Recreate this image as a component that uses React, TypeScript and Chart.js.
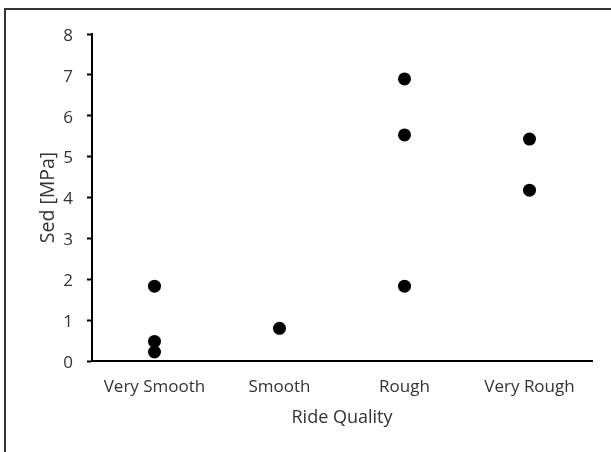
import React, { useEffect, useRef } from "react";
import { Chart, registerables } from "chart.js";

Chart.register(...registerables);

const categories = ["Very Smooth", "Smooth", "Rough", "Very Rough"];
const verySmoothValues = [1.83, 0.48, 0.22];
const smoothValues = [0.8];
const roughValues = [6.9, 5.53, 1.83];
const veryRoughValues = [5.43, 4.18];
const yTicks = [0, 1, 2, 3, 4, 5, 6, 7, 8];

const valueGroups = [verySmoothValues, smoothValues, roughValues, veryRoughValues];

const FONT = "'Open Sans', sans-serif";
const TEXT = "#333333";

const framePlugin = {
  id: "frame",
  beforeDraw(chart: any) {
    const ctx = chart.ctx;
    ctx.save();
    ctx.fillStyle = "#ffffff";
    ctx.fillRect(0, 0, chart.width, chart.height);
    ctx.strokeStyle = "#333333";
    ctx.lineWidth = 2;
    ctx.strokeRect(5, 9, chart.width + 20, chart.height + 20);
    ctx.restore();
  },
};

export default function App() {
  const ref = useRef<HTMLCanvasElement | null>(null);
  useEffect(() => {
    if (!ref.current) return;
    const points: { x: string; y: number }[] = [];
    valueGroups.forEach((vals, i) => {
      vals.forEach((v) => points.push({ x: categories[i], y: v }));
    });
    const chart = new Chart(ref.current, {
      type: "scatter",
      data: {
        labels: categories,
        datasets: [
          {
            data: points as any,
            backgroundColor: "#000000",
            borderColor: "#000000",
            pointRadius: 6.5,
            pointHoverRadius: 6.5,
            borderWidth: 0,
          },
        ],
      },
      plugins: [framePlugin],
      options: {
        responsive: false,
        animation: false,
        events: [],
        layout: { padding: { left: 0, right: 19, top: 34, bottom: 0 } },
        plugins: { legend: { display: false }, tooltip: { enabled: false } },
        scales: {
          x: {
            type: "category",
            labels: categories,
            offset: true,
            afterFit: (s: any) => {
              s.height = 91;
            },
            grid: { display: true, drawOnChartArea: false, drawTicks: false },
            border: { display: true, color: "#000000", width: 2 },
            ticks: {
              color: TEXT,
              font: { family: FONT, size: 17 },
              padding: 16,
              maxRotation: 0,
            },
            title: {
              display: true,
              text: "Ride Quality",
              color: TEXT,
              font: { family: FONT, size: 18 },
              padding: { top: 4, bottom: 23 },
            },
          },
          y: {
            type: "linear",
            min: 0,
            max: 8,
            afterFit: (s: any) => {
              s.width = 92;
            },
            afterBuildTicks: (s: any) => {
              s.ticks = yTicks.map((v) => ({ value: v }));
            },
            grid: {
              display: true,
              drawOnChartArea: false,
              drawTicks: true,
              tickLength: 5,
              tickWidth: 2,
              tickColor: "#000000",
            },
            border: { display: true, color: "#000000", width: 2 },
            ticks: {
              color: TEXT,
              font: { family: FONT, size: 17 },
              padding: 14,
              labelOffset: 2,
            },
            title: {
              display: true,
              text: "Sed [MPa]",
              color: TEXT,
              font: { family: FONT, size: 19.5 },
              padding: { top: 37, bottom: 0 },
            },
          },
        },
      },
    });
    return () => chart.destroy();
  }, []);
  return (
    <div style={{ position: "fixed", left: 0, top: 0, width: 611, height: 452 }}>
      <canvas ref={ref} width={611} height={452} style={{ display: "block" }} />
    </div>
  );
}
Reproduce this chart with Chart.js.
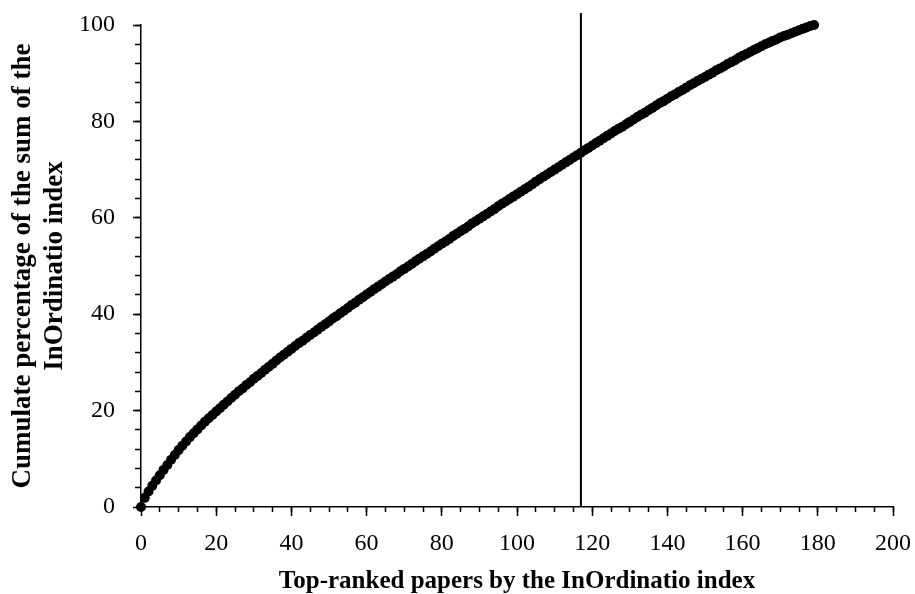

○ ○ ○

*DO THIS*. Only the lines from the start of the records above through the line containing "Chart.register(...registerables);" should be returned, exactly and with both ends, please; the pictures stay out.

*RESPONSE TO THE EXERCISE*.
Recreate this image as a component that uses React, TypeScript and Chart.js.
import React, { useEffect, useRef } from "react";
import { Chart, registerables } from "chart.js";

Chart.register(...registerables);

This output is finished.